— К уважаемому человеку. — Под нежными руками Вики машина ожила, мягко заурчал двигатель.
Нет бы ответить нормально!
Так я и дулся на нее всю дорогу, одновременно пытаясь проснуться, зевал, тер уши. Ехали мы куда-то в центр, но куда именно, я не следил, меня это не особенно интересовало. Глаза закрывались, и очень хотелось кофе… В смысле, еще кофе, поскольку две чашки я выдул дома.
Машину Вика запарковала в узком переулке, мастерски втиснув ее между двумя громадными дорогущими тачками. Распахнулась дверь подъезда, глазам моим предстала древняя шахта лифта, заключенная в решетку, и после нажатия кнопки сверху донеслось важное, основательное громыхание.
— Хозяина зовут Степан Матвеевич, — сказала она. — Будьте с ним осторожнее. Он был начальником президента в КГБ, когда Борис Борисович делал там первые шаги. Понимаете?
Я закивал: теперь ясно, к кому меня привезли, к дряхлому сталинисту, который сто лет назад лично расстреливал диссидентов в ГУЛАГе.
— Хватит мне выкать, — пробормотал я. — Раз уж мы одна семья.
— Хорошо, Лев… — Когда Вика произнесла мое имя, внутри что-то сладостно затрепетало, так что я даже испугался.
Помни, сравнительно юный гений русской словесности, она тобой манипулирует! Это не просто красотка, а обученная преступной властью машина для соблазнения, контроля и выведения из строя свободно мыслящих элементов общества!
Степан Матвеевич оказался совсем не таким, как я себе представлял.
Я ожидал увидеть матерого деда, облаченного в измазанный кровью жертв китель с медалями, фанатичный блеск в злобных глазах, но дверь нам открыл старичок облика ангельского, розовый, седенький, с палочкой, в аккуратно выглаженной рубашке и брюках. Рядом с ним я ощутил себя неопрятным, грязным и огромно-неуклюжим, и это ощущение мне не понравилось.
— Доброго дня. — Голос у Степана Матвеевича был тонкий, пронзительный.
Квартира оказалась небольшой, и всю ее, к моему удивлению, заполняли книги. Вздымались до потолка полки в прихожей, в гостиной стояли огромные шкафы, и за стеклами дверок прятались ряды основательных томов. Пахло сладким, едва ли не ладаном, и за тяжелыми и бордовыми, по-настоящему советскими шторами негромко шумела Москва.
— А маузер где? — спросил я, осматриваясь.

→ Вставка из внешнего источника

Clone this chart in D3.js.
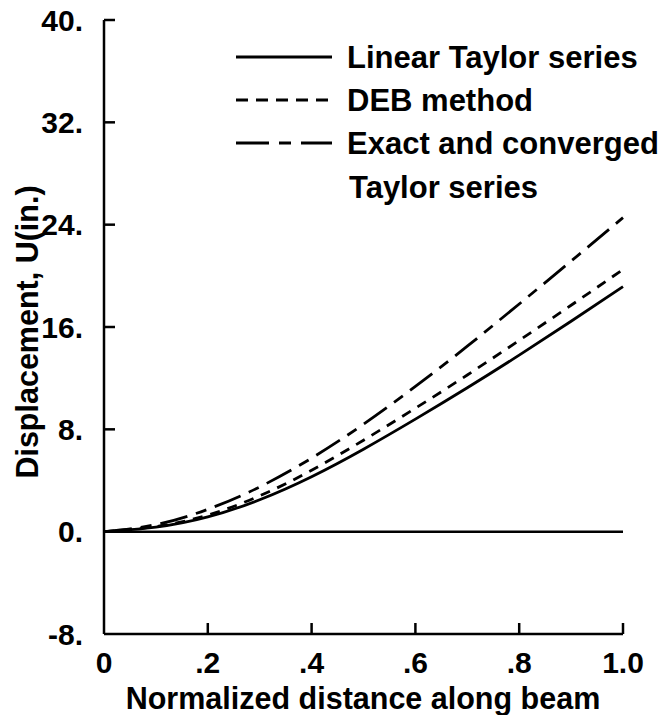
<!DOCTYPE html>
<html>
<head>
<meta charset="utf-8">
<script src="https://cdn.jsdelivr.net/npm/d3@7"></script>
<style>
  html, body { margin: 0; padding: 0; background: #fff; }
  svg { display: block; font-family: "Liberation Sans", Arial, Helvetica, sans-serif; font-weight: bold; }
  .tick-label { font-size: 30px; fill: #000; }
  .axis-title { font-size: 30.5px; fill: #000; }
  .legend-label { font-size: 31px; fill: #000; }
</style>
</head>
<body>
<div id="chart"></div>
<script>
// Data
const xs = [0, 0.1, 0.2, 0.3, 0.4, 0.5, 0.6, 0.7, 0.8, 0.9, 1.0];
const linearTaylor = [0, 0.35, 1.15, 2.5, 4.3, 6.45, 8.8, 11.25, 13.8, 16.45, 19.15];
const debMethod = [0, 0.4, 1.3, 2.8, 4.8, 7.15, 9.65, 12.25, 14.95, 17.7, 20.5];
const exactConverged = [0, 0.55, 1.75, 3.5, 5.75, 8.4, 11.35, 14.5, 17.8, 21.15, 24.55];
const xTicks = [0, 0.2, 0.4, 0.6, 0.8, 1.0];
const xTickLabels = ["0", ".2", ".4", ".6", ".8", "1.0"];
const yTicks = [-8, 0, 8, 16, 24, 32, 40];
const yTickLabels = ["-8.", "0.", "8.", "16.", "24.", "32.", "40."];
const seriesNames = ["Linear Taylor series", "DEB method", "Exact and converged"];

(function () {
  const width = 668, height = 715;
  const svg = d3.select("#chart").append("svg")
    .attr("width", width)
    .attr("height", height);

  const x = d3.scaleLinear().domain([0, 1]).range([104, 623]);
  const y = d3.scaleLinear().domain([-8, 40]).range([634, 20]);

  // dash styles per series (plot) and for the legend swatches
  const dashes = ["none", "10,8", "28,9,11,9"];
  const legendDashes = ["none", "12,8", "33,10,12,10,33"];
  const series = [linearTaylor, debMethod, exactConverged];

  // --- axes (L shaped, ticks point inward) ---------------------------------
  const axes = svg.append("g").attr("stroke", "#000").attr("stroke-width", 2.5).attr("fill", "none");
  axes.append("line")
    .attr("x1", x(0)).attr("x2", x(0))
    .attr("y1", y(40)).attr("y2", y(-8));
  axes.append("line")
    .attr("x1", x(0)).attr("x2", x(1))
    .attr("y1", y(-8)).attr("y2", y(-8));

  yTicks.forEach(v => {
    if (v === -8) return;
    axes.append("line")
      .attr("x1", x(0)).attr("x2", x(0) + 11)
      .attr("y1", y(v)).attr("y2", y(v));
  });
  xTicks.forEach(v => {
    if (v === 0) return;
    axes.append("line")
      .attr("x1", x(v)).attr("x2", x(v))
      .attr("y1", y(-8)).attr("y2", y(-8) - 11);
  });

  // zero reference line
  axes.append("line")
    .attr("x1", x(0)).attr("x2", x(1))
    .attr("y1", y(0)).attr("y2", y(0));

  // tick labels
  svg.selectAll("text.ylab")
    .data(yTicks)
    .join("text")
    .attr("class", "tick-label ylab")
    .attr("x", 83)
    .attr("y", d => y(d))
    .attr("dy", "0.36em")
    .attr("text-anchor", "end")
    .text((d, i) => yTickLabels[i]);

  svg.selectAll("text.xlab")
    .data(xTicks)
    .join("text")
    .attr("class", "tick-label xlab")
    .attr("x", d => x(d))
    .attr("y", 673)
    .attr("text-anchor", "middle")
    .text((d, i) => xTickLabels[i]);

  // axis titles
  svg.append("text")
    .attr("class", "axis-title")
    .attr("x", 363)
    .attr("y", 709)
    .attr("text-anchor", "middle")
    .text("Normalized distance along beam");

  svg.append("text")
    .attr("class", "axis-title")
    .attr("transform", "translate(38,332) rotate(-90)")
    .attr("text-anchor", "middle")
    .text("Displacement, U(in.)");

  // --- curves --------------------------------------------------------------
  const line = d3.line()
    .x(d => x(d[0]))
    .y(d => y(d[1]))
    .curve(d3.curveNatural);

  series.forEach((vals, i) => {
    svg.append("path")
      .datum(xs.map((xv, j) => [xv, vals[j]]))
      .attr("fill", "none")
      .attr("stroke", "#000")
      .attr("stroke-width", 2.8)
      .attr("stroke-dasharray", dashes[i])
      .attr("d", line);
  });

  // --- legend --------------------------------------------------------------
  const legendRows = [57, 100, 143];
  const leg = svg.append("g");
  seriesNames.forEach((name, i) => {
    leg.append("line")
      .attr("x1", 236).attr("x2", 332)
      .attr("y1", legendRows[i]).attr("y2", legendRows[i])
      .attr("stroke", "#000")
      .attr("stroke-width", 2.8)
      .attr("stroke-dasharray", legendDashes[i]);
    leg.append("text")
      .attr("class", "legend-label")
      .attr("x", 347)
      .attr("y", legendRows[i])
      .attr("dy", "0.36em")
      .text(name);
  });
  leg.append("text")
    .attr("class", "legend-label")
    .attr("x", 349)
    .attr("y", 187)
    .attr("dy", "0.36em")
    .text("Taylor series");
})();
</script>
</body>
</html>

— Какой маузер? — спросил хозяин, а Вика нахмурилась.
— Который вам Ленин подарил, чтобы врагов революции шлепать без раздумий, — пояснил я. — Должен висеть на стене на почетном месте, и на рукоятке насечки по числу людей, которых вы в расход пус…
Степан Матвеевич вздохнул, аккуратно поставил палочку к креслу и поднял руку. Дальше комната почему-то опрокинулась, я обнаружил, что прижат щекой к мягкому ковру, лоб саднит, щеку дергает, правая верхняя конечность моя болезненно завернута за спину, а в поясницу упирается костлявое и острое колено.
— Вот что за гаденыш? — сказал хозяин квартиры. — Мы страну строили потом и кровью. А такие, как ты, гнидочка, ее уничтожили ради джинсов и колбасы… Эх, если бы не Борька, не стал бы я с тобой вообще разговаривать. Маузер ему! Читал я твоего «Реформатора». Говна редкостные. И не так все было, ох, не так.
— Пустите! Вы! — прохрипел я.
Попытался встать, оттолкнуться свободной рукой от пола, но в локте другой хрустнуло, боль стегнула до плеча. На глаза навернулись слезы обиды и ярости — дряхлый сталинист играючи повалил меня на пол, унизил мое человеческое достоинство, и все за невинный вопрос!